Give Me Authority, You Take Accountability
- Εμφανίσεις: 4867
Ask employees what is most important to their company and its CEO and they’ll commonly claim it’s the functions that are reported directly to the CEO. However, from my interactions, it seems undeniable that the organization chart plays a significant role in revealing what is important to the leader... and what is not.
I have noticed that many CEOs like to hang on to functions that, in some way, confer power, authority, or control over people, money, and other resources. In other words, department heads leading functions such as sales, human resources, and finance directly report to the CEO more often than not. On the other hand, functions that imply responsibility or accountability (in particular, accountability to customers who pay for the company’s product or service) are, often enough, relegated down the line.

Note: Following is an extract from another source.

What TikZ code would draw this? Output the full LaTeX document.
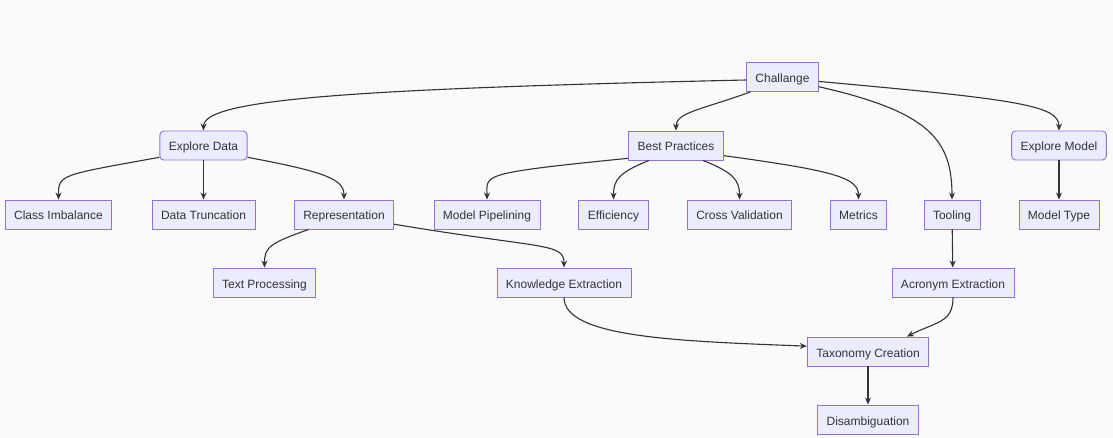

It’s not uncommon for people heading important areas such as customer service or quality to report to a boss who is not the CEO. What's more, I have seen companies where customer service or quality is not the main job of this boss. In the worst cases, the boss doesn’t even have any experience in these areas. This reporting relationship is more of an arrangement for administrative convenience, where the boss will approve (or disapprove) the customer service or quality person’s leave or bonus. Beyond this, he or she brings no value whatsoever to these jobs.
This is ridiculous. How can any job that affects customers not report to the CEO? To my mind, any job that has anything to do with paying customers mustdirectly report to the CEO, and engage more CEO-time than anything else.
The CEO’s “span of control” or inability to manage more than a specific number of direct reports is sometimes given as a reason for delegating certain functions. My answer: Manage span of control by all means, but do not relegate anything that affects your customers, quality, and permanent improvement. The CEO can always delegate functions that do not directly affect customers. This way, the CEO can focus more on customers and quality—which are bound to lead them to their usual goals of financial results and shareholder value creation. I have seen CEOs who have successfully done this, and hold out hope that someday this becomes the rule rather than the exception.
Another possible reason for some CEOs hands-off attitude toward quality is that they don’t fully understand and appreciate what a powerful enabler of sustained business results quality can be. For this, I would lay much of the blame with quality folks such as myself. If quality professionals create some kind of mysterious aura around quality and speak a language that can be understood only by other quality professionals, but not by ordinary business people, can we complain if some CEOs don’t fully appreciate quality? In my experience, one of the most important responsibilities of a quality professional is to help the company infuse quality into every function. Quality is nothing if it cannot help the business in a way that is visible to customers, shareholders, and the CEO.